The scale of the price-fixing scandal is hard to grasp, yet it touched, imperceptibly, almost every company and individual in the financial markets. By tweaking global benchmarks used to set foreign exchange and interest rates for a staggering number of transactions a day, the banks — over several years — bilked billions of dollars of extra profits by altering rates in their favor.
Critics complained that the Justice Department had failed to prosecute any additional individuals. Wall Street watchdog group Better Markets called it a “slap on the wrist,” and Sen. Elizabeth Warren (D-Mass.) said in an e-mail: “That’s not accountability for Wall Street. It’s business as usual, and it stinks.”
The fines, however, are among the largest ever. Barclays will pay
$2.4 billion and fire eight employees who violated New York banking law for attempting to manipulate spot foreign exchange markets, in which $500 billion worth of dollars and euros are traded every day — five times as much as on all U.S. stock markets combined.
Barclays, along with JPMorgan Chase, Royal Bank of Scotland Group and Citigroup, will plead guilty to conspiring to manipulate the price of U.S. currency and euros, authorities said.
UBS will plead guilty to manipulating the Libor rate banks used as a benchmark for interest rates after prosecutors said the bank violated an earlier deal.
This is the third criminal settlement with UBS in six years, and a senior Justice Department official said, “Enough is enough.” UBS will pay an additional Libor-related fine and report regularly to the Justice Department, which will ask the court to impose a three-year probation.
Lynch defended the settlements, saying, “This is not something that they enter into lightly nor something they enter into with any great joy in their heart.” She said that the Justice Department was requiring cooperation from the banks in identifying individuals who might have been involved in the manipulation schemes.
Citicorp, a subsidiary of Citigroup, acknowledged a violation of the Sherman Antitrust Act and agreed in a settlement to a fine of $925 million — the largest fine ever imposed for violation of the act. Its settlement with the Federal Reserve includes a cease-and-desist order and a civil penalty of
Citigroup also announced that it had reached a separate agreement to settle related private U.S. class-action claims for a payment of $394 million, subject to court approval.
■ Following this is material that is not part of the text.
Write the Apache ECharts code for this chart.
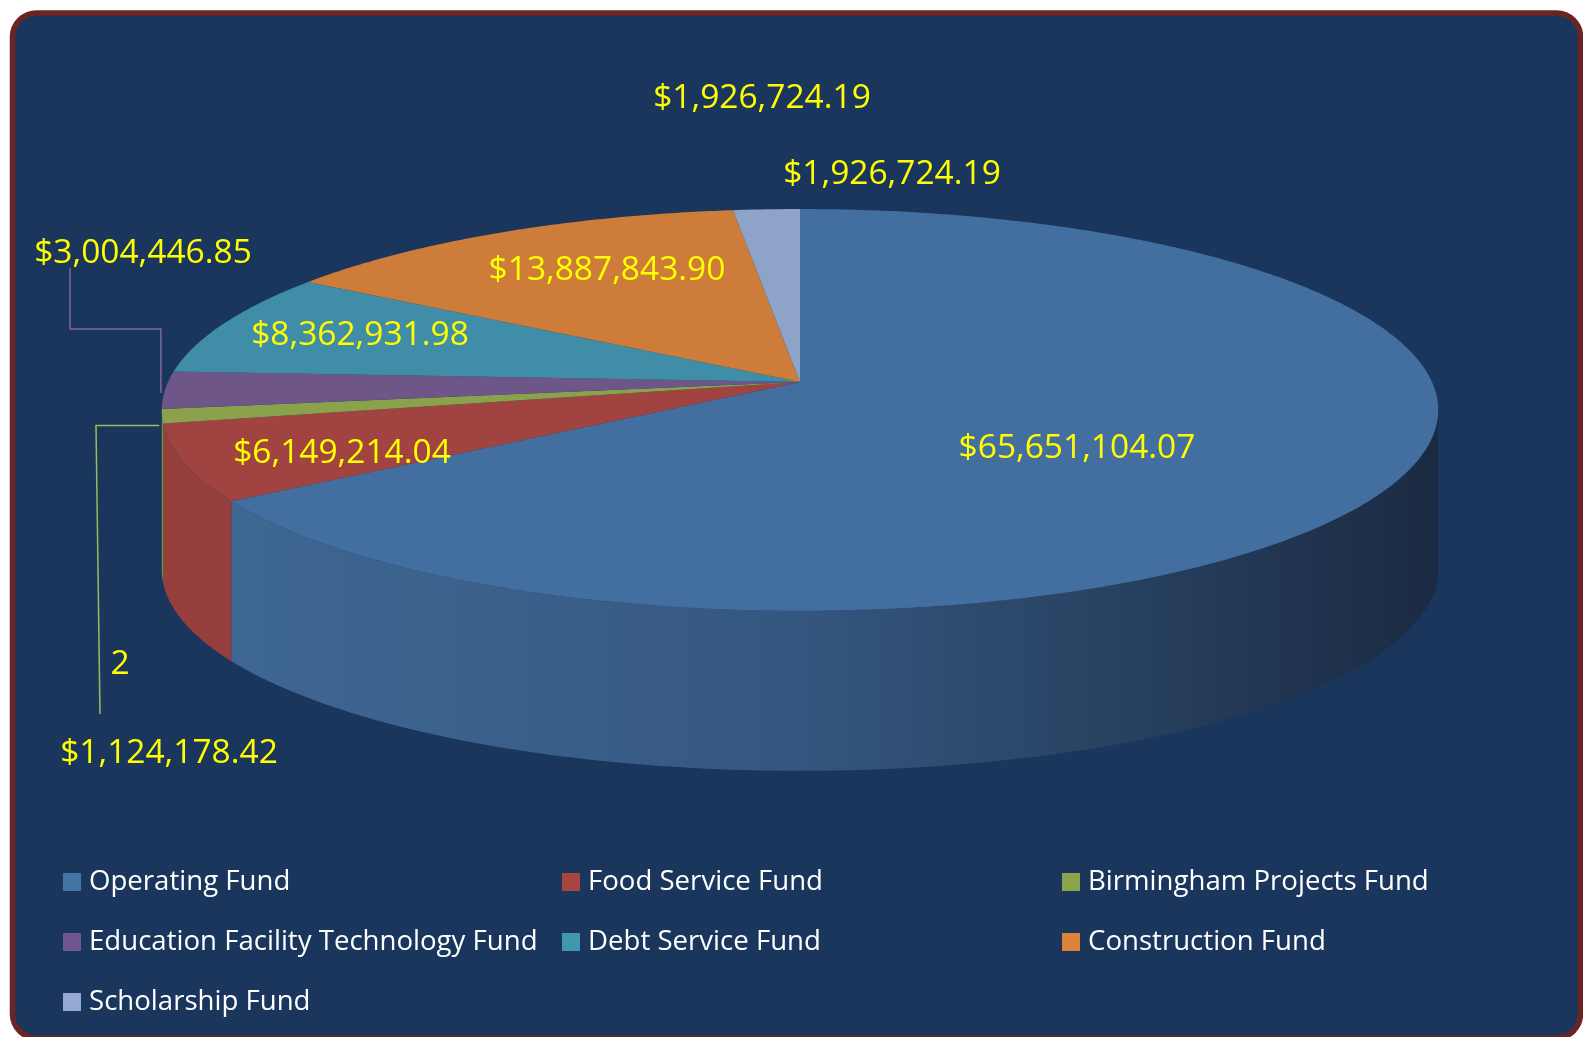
<!DOCTYPE html>
<html>
<head>
<meta charset="utf-8">
<title>Fund balances</title>
<script src="https://cdn.jsdelivr.net/npm/echarts@6/dist/echarts.min.js"></script>
<style>
  html, body { margin: 0; padding: 0; background: #ffffff; }
  #chart { width: 1583px; height: 1037px; }
</style>
</head>
<body>
<div id="chart"></div>
<script>
const FUND_NAMES = [
  "Operating Fund",
  "Food Service Fund",
  "Birmingham Projects Fund",
  "Education Facility Technology Fund",
  "Debt Service Fund",
  "Construction Fund",
  "Scholarship Fund"
];
const FUND_VALUES = [
  65651104.07,
  6149214.04,
  1124178.42,
  3004446.85,
  8362931.98,
  13887843.90,
  1926724.19
];

// slice colours: lit top face, side wall, legend swatch
const TOP_COLORS = ["#436ea0", "#a04341", "#8aa24c", "#6e5688", "#3f8da6", "#cd7c3a", "#8ea3c8"];
const SIDE_COLORS = ["#3f6794", "#953f3d", "#77903f", "#5e4a76", "#357a90", "#b06a30", "#7a8db0"];
const LEGEND_COLORS = ["#4473a6", "#a94541", "#8aa54b", "#71578f", "#4197b0", "#db833b", "#95aad3"];

// where Excel put the data labels (label index -> fund)
const LABEL_SPOTS = [
  { fund: 0, x: 1077, y: 448 },
  { fund: 1, x: 342, y: 453 },
  { fund: 4, x: 360, y: 335 },
  { fund: 5, x: 607, y: 270 },
  { fund: 6, x: 762, y: 98 },
  { fund: 6, x: 892, y: 174 },
  { fund: 3, x: 143, y: 253 },
  { fund: 2, x: 169, y: 753 }
];
const STRAY_LABEL = { text: "2", x: 120, y: 664 };

// tilted disc: cx/cy = apex, k = perspective strength, depth = wall height
const GEO = { cx: 800, cy: 382, rx: 632, ry: 197, k: 0.139, depth: 160 };

function project(phiDeg, r, drop) {
  const a = phiDeg * Math.PI / 180;
  const u = Math.sin(a) * r;
  const v = -Math.cos(a) * r;
  const w = 1 - GEO.k * v;
  return [GEO.cx + GEO.rx * u / w, GEO.cy + GEO.ry * v / w + (drop || 0)];
}

const total = FUND_VALUES.reduce((s, v) => s + v, 0);
const sliceAngles = [];
let acc = 0;
for (const v of FUND_VALUES) {
  const a0 = acc / total * 360;
  acc += v;
  sliceAngles.push([a0, acc / total * 360]);
}

// outer wall is only visible between the two silhouette points
const silhouette = Math.asin(GEO.k) * 180 / Math.PI;
const VIS0 = 90 + silhouette;
const VIS1 = 270 - silhouette;

function arcPoints(a0, a1, drop) {
  const pts = [];
  const steps = Math.max(2, Math.ceil(Math.abs(a1 - a0) / 0.5));
  for (let s = 0; s <= steps; s += 1) {
    pts.push(project(a0 + (a1 - a0) * s / steps, 1, drop));
  }
  return pts;
}

function formatMoney(v) {
  return "$" + v.toLocaleString("en-US", { minimumFractionDigits: 2, maximumFractionDigits: 2 });
}

const sliceData = FUND_VALUES.map((v, i) => ({ name: FUND_NAMES[i], value: v }));

const sideSeries = {
  type: "custom",
  name: "sides",
  coordinateSystem: "none",
  silent: true,
  z: 2,
  data: sliceData,
  renderItem(params) {
    const i = params.dataIndex;
    const b0 = Math.max(sliceAngles[i][0], VIS0);
    const b1 = Math.min(sliceAngles[i][1], VIS1);
    if (b1 <= b0) return { type: "group", children: [] };
    const pts = arcPoints(b0, b1, 0).concat(arcPoints(b1, b0, GEO.depth));
    let fill = SIDE_COLORS[i];
    if (i === 0) {
      fill = new echarts.graphic.LinearGradient(0, 0, 1, 0, [
        { offset: 0, color: "#3f6794" },
        { offset: 0.45, color: "#355881" },
        { offset: 0.75, color: "#27405f" },
        { offset: 1, color: "#1b2a42" }
      ]);
    }
    return { type: "polygon", shape: { points: pts }, style: { fill } };
  }
};

const topSeries = {
  type: "custom",
  name: "tops",
  coordinateSystem: "none",
  silent: true,
  z: 3,
  data: sliceData,
  renderItem(params) {
    const i = params.dataIndex;
    const pts = [project(0, 0)].concat(arcPoints(sliceAngles[i][0], sliceAngles[i][1], 0));
    return { type: "polygon", shape: { points: pts }, style: { fill: TOP_COLORS[i] } };
  }
};

// invisible pie only feeds the legend
const legendFeed = {
  type: "pie",
  name: "legend",
  center: [-200, -200],
  radius: [0, 1],
  silent: true,
  label: { show: false },
  labelLine: { show: false },
  data: FUND_VALUES.map((v, i) => ({ name: FUND_NAMES[i], value: v, itemStyle: { color: LEGEND_COLORS[i] } }))
};

function legendColumn(indices, left) {
  return {
    data: indices.map((i) => FUND_NAMES[i]),
    orient: "vertical",
    left,
    top: 868,
    padding: 0,
    icon: "rect",
    itemWidth: 18,
    itemHeight: 18,
    itemGap: 32,
    selectedMode: false,
    textStyle: {
      color: "#ffffff",
      fontSize: 27.6,
      lineHeight: 26,
      fontFamily: "Open Sans",
      padding: [0, 0, 0, 3]
    }
  };
}

const labelFont = '33.5px "Open Sans"';
function labelText(text, x, y) {
  return {
    type: "text",
    z: 100,
    silent: true,
    style: {
      text,
      x,
      y,
      fill: "#ffff00",
      font: labelFont,
      align: "center",
      verticalAlign: "middle",
      textAlign: "center",
      textVerticalAlign: "middle"
    }
  };
}
const labelTexts = LABEL_SPOTS.map((spot) => labelText(formatMoney(FUND_VALUES[spot.fund]), spot.x, spot.y));
labelTexts.push(labelText(STRAY_LABEL.text, STRAY_LABEL.x, STRAY_LABEL.y));

// leader lines start on the rim of their slice
const eftRim = project((sliceAngles[3][0] + sliceAngles[3][1]) / 2, 1);
const birmRim = project(sliceAngles[2][0], 1);
const leaders = [
  {
    type: "polyline",
    z: 100,
    silent: true,
    shape: { points: [[70, 268], [70, 329], [eftRim[0] - 4, 329], [eftRim[0] - 4, eftRim[1] + 3]] },
    style: { stroke: "#8064a2", lineWidth: 1.5, fill: null }
  },
  {
    type: "polyline",
    z: 100,
    silent: true,
    shape: { points: [[birmRim[0] - 4, birmRim[1] + 2], [96, birmRim[1] + 2], [100, 714]] },
    style: { stroke: "#9bbb59", lineWidth: 1.5, fill: null }
  }
];

const frame = {
  type: "rect",
  z: 0,
  silent: true,
  shape: { x: 12.5, y: 13, width: 1568, height: 1025, r: 24 },
  style: { fill: "#1a365d", stroke: "#6b2424", lineWidth: 5.5 }
};

const chart = echarts.init(document.getElementById("chart"), null, { renderer: "canvas" });
chart.setOption({
  backgroundColor: "#ffffff",
  animation: false,
  graphic: [frame].concat(leaders, labelTexts),
  legend: [
    legendColumn([0, 3, 6], 63),
    legendColumn([1, 4], 562),
    legendColumn([2, 5], 1062)
  ],
  series: [legendFeed, sideSeries, topSeries]
});
</script>
</body>
</html>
“The behavior that resulted in the settlements we announced today is an embarrassment to our firm and stands in stark contrast to Citi’s values,” Michael Corbat, Citigroup’s chief executive, said. “We began to take action quickly after becoming aware of these violations of our Code of Conduct and policies, and our internal investigation has so far resulted in nine terminations and additional disciplinary actions.”
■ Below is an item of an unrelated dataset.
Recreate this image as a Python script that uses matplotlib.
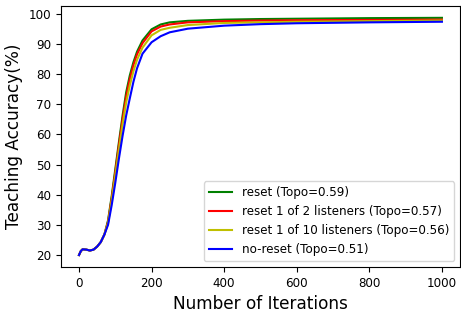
import matplotlib
matplotlib.use("Agg")
import matplotlib.pyplot as plt

# iterations at which values were read
iters = [0, 5, 10, 20, 30, 40, 50, 60, 70, 80, 90, 100, 110, 120, 130, 140, 150,
         160, 175, 200, 225, 250, 300, 400, 500, 600, 800, 1000]

early = [20.0, 21.3, 21.9, 21.8, 21.5, 21.8, 22.8, 24.3, 26.8]

reset = early + [31.5, 39.5, 48.5, 57.5, 66.2, 74.0, 79.6, 84.0, 87.5, 91.2,
                 94.9, 96.5, 97.2, 97.7, 98.1, 98.3, 98.4, 98.6, 98.7]
reset_2 = early + [31.0, 38.8, 47.5, 56.5, 65.0, 72.6, 78.4, 83.0, 86.6, 90.3,
                   94.2, 95.8, 96.5, 97.2, 97.6, 97.8, 97.9, 98.0, 98.1]
reset_10 = early + [30.6, 38.0, 46.3, 55.0, 63.2, 70.6, 76.3, 81.0, 84.8, 88.8,
                    92.9, 94.7, 95.4, 96.3, 97.0, 97.2, 97.4, 97.6, 97.8]
no_reset = early + [30.0, 36.5, 44.0, 52.0, 59.5, 66.3, 72.0, 77.5, 82.0, 86.8,
                    90.6, 92.6, 93.9, 95.1, 96.1, 96.6, 96.9, 97.2, 97.4]

labels = ["reset (Topo=0.59)",
          "reset 1 of 2 listeners (Topo=0.57)",
          "reset 1 of 10 listeners (Topo=0.56)",
          "no-reset (Topo=0.51)"]
colors = ["g", "r", "y", "b"]

fig = plt.figure(figsize=(4.61, 3.14), dpi=100)
ax = fig.add_axes([0.132, 0.150, 0.866, 0.831])

for ys, lab, c in zip([reset, reset_2, reset_10, no_reset], labels, colors):
    ax.plot(iters, ys, color=c, lw=1.5, label=lab)

ax.set_xticks([0, 200, 400, 600, 800, 1000])
ax.set_yticks(range(20, 101, 10))
ax.tick_params(labelsize=8.6)
ax.set_xlabel("Number of Iterations", fontsize=12.2)
ax.set_ylabel("Teaching Accuracy(%)", fontsize=12.2)
ax.legend(loc="lower right", fontsize=8.6)

fig.savefig("out.png", dpi=100)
Corbat added that “we will learn from this experience and continue building upon the changes that we have already made to our systems, controls, and monitoring processes.”
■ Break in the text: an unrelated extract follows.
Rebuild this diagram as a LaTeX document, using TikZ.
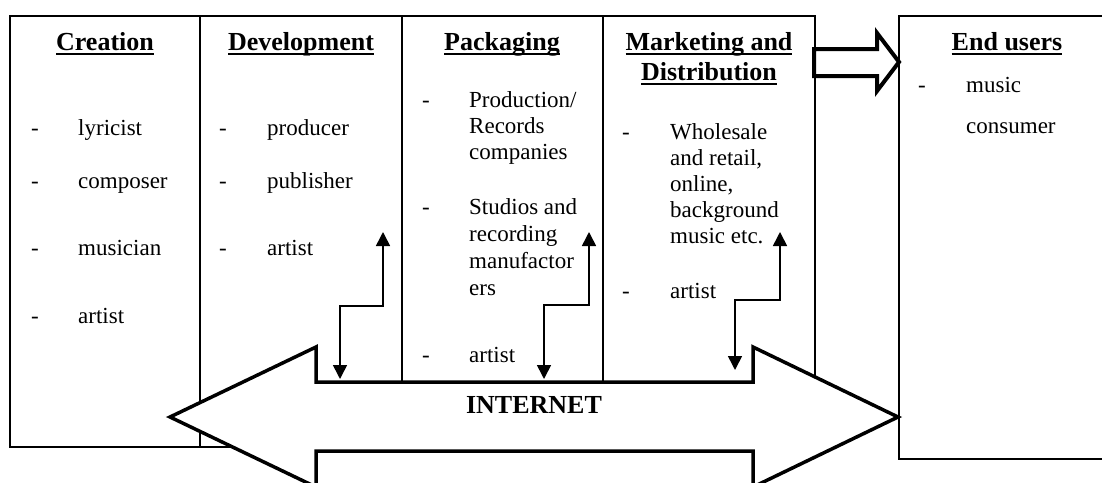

JPMorgan Chase said it had agreed to plead guilty to a single antitrust violation and pay a fine of $550 million. Under the resolution with the Fed, the firm will pay a fine of $342 million. The bank said it had previously set aside reserves for these settlements.
Many critics of the settlements said they would not change systemic or cultural factors that allow or even encourage criminal behavior. Yet the banks blamed a small number of traders. JPMorgan Chase chief executive Jamie Dimon said in a statement that “the lesson here is that the conduct of a small group of employees, or of even a single employee, can reflect badly on all of us.”
Instead of competing with each other, traders conspired in a chat room called “Cartel” to fix the exchange rates that would be used to set prices for billions of dollars in currency trades, hurting other investors and manipulating consumer prices, according to officials.
Using coded language, members chatted in the minutes before 1:15 and 4 p.m., when snapshots of the euro-dollar exchange rates would be used to set prices for trades, to move the market to a price that would be profitable to them, the Justice Department said Wednesday. At other times of the day, they held off on trades to keep prices stable for others in the group to be able to close out of positions profitably.
The manipulations may have led to losses for large investors, such as pension funds, or corporations that were relying on a competitive market, Lynch said. Changes to the Libor rate, which is used to set rates on consumer loans, may have affected the rates people received on credit cards and mortgages.
But the currency trades, while substantial for large investors when pooled together, were likely too small individually to be noticed by retail investors, said Erin Davis, an equity analyst for Morningstar, a fund research firm. “These tiny amounts of money only add up to something for these large transactions,” she said.The settlements were long expected as a part of the years long investigation into the trades. “Dealing with these issues, including taking the appropriate disciplinary action against the individuals involved, is a necessary and important part of our plan to transform Barclays and remains a key priority,” Antony Jenkins, chief executive of Barclays, said in a statement.
Dennis Kelleher, president of Better Markets, a non-profit group, said that the Justice Department had not done enough, saying “it talks tough, but winks at Wall Street’s too-big-to-fail banks’ criminal conduct, structuring sweetheart deals to minimize the impact on the criminals.” Kelleher said the fines alone wouldn’t deter future criminal acts and that the Justice Department should punish bank executives and their supervisors for bad behavior. “Banks don’t commit crimes, bankers do,” he said.
Warren said that “the big banks have been caught red-handed conspiring to manipulate financial markets, and several have even admitted in court that they’re felons – but not a single trader is being held individually accountable, and regulators are stumbling over themselves to exempt the banks from the legally required consequences of their criminal behavior.”